Três semanas depois da onda de manifestações de rua que sacudiu o país do Oiapoque ao Chuí, o que se vê são os políticos levando a temática da mudança para seus interesses eleitorais
Por Carlos Castilho, no Observatório da Imprensa
O recado das ruas foi dado, mas como acontece em todo processo político, alguém terá que dar continuidade ao clamor por mudanças, expressado em cartazes, pichações, slogans e mensagens via redes sociais.
Mas, menos de três semanas depois da onda de manifestações de rua que sacudiu o país do Oiapoque ao Chuí, o que se vê são os políticos levando a temática da mudança para seus interesses eleitorais. Em vez de discutir como uma consulta popular contribuiria para uma mudança política no país, eles priorizam filigranas jurídicas e casuísmos como a dificuldade em adaptar a urna eletrônica para uma votação na base do “sim” ou “não”.
Por seu lado, a presidente da República está isolada no Palácio do Planalto porque sua comunicação com os manifestantes é feita exclusivamente pela mídia convencional, que está alinhada com os interesses eleitorais e obviamente enquadra as declarações de Dilma Rousseff dentro do seu projeto editorial. O programa de rádio da presidente tem traço de audiência.
A presidente teria a seu dispor a redes sociais para uma comunicação direta, mas isso a obrigaria a uma mudança radical de comportamentos e valores, porque inevitavelmente teria que enfrentar uma legião de desafetos, nem sempre cordiais. Uma alternativa seria a escolha de um interlocutor palaciano nas redes sociais, mas isso também exigiria um senhor jogo de cintura para lidar com o ambiente caótico do mundo político digital.
Neste quadro, fica patente a orfandade política dos milhares de pessoas, em sua maioria da classe média, que foram às ruas.
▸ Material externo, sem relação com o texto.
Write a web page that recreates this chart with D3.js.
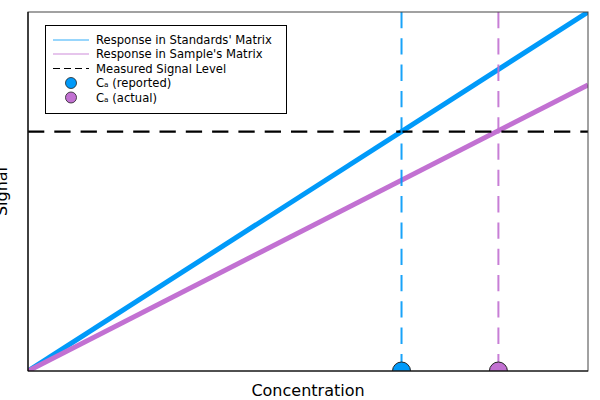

Antes dos protestos, a ausência de canais de representação já existia e foi um dos principais motores das manifestações. Mas para os jovens com menos de 25 anos, a ida às ruas foi uma explosão de esperança, cunhada no grito “o gigante acordou” saído de muitas gargantas.
A esperança está cedendo lugar à frustração e os estudantes começam a se dar conta de que estão mais uma vez órfãos de representação política porque as emoções manifestadas nas ruas acabaram distorcidas pela mediocridade e corporativismo de deputados e senadores, com o apoio de governadores e prefeitos, de todos os partidos.
Esta situação pode criar as condições para o que meu colega Luciano Martins Costa chamou, neste Observatório, de segunda onda de protestos. O problema é que muitos participantes da primeira onda seguramente trarão muitos ressentimentos quando – e se – voltarem às ruas. A frustração por terem visto suas reivindicações distorcidas e manipuladas. O caso da reforma política é exemplar.
Os que foram às ruas em junho deixaram claro sua exigência de uma mudança nos comportamentos políticos, especialmente de deputados e senadores. Pois bem: Dilma Rousseff colocou a questão da reforma política na agenda oficial por meio da desajeitada proposta de plebiscito. Os membros do Congresso foram, no entanto, mudando o caráter da discussão e agora já se dá como quase certo de que no máximo se pode esperar mudanças cosméticas, caso a reforma acabe sendo decidida pela via parlamentar.
Preocupados apenas com as próximas eleições, os políticos e governantes estão brincando com fogo, pois alimentam a frustração não só dos jovens mas também de uma classe média cujo medo de perder conquistas sociais e econômicas é um elemento inédito da política brasileira. Historicamente, os protestos políticos no país sempre foram alimentados pelo sentimento de injustiça e opressão. Agora é diferente – e os tomadores de decisão parecem não ter entendido as consequências deste novo comportamento político.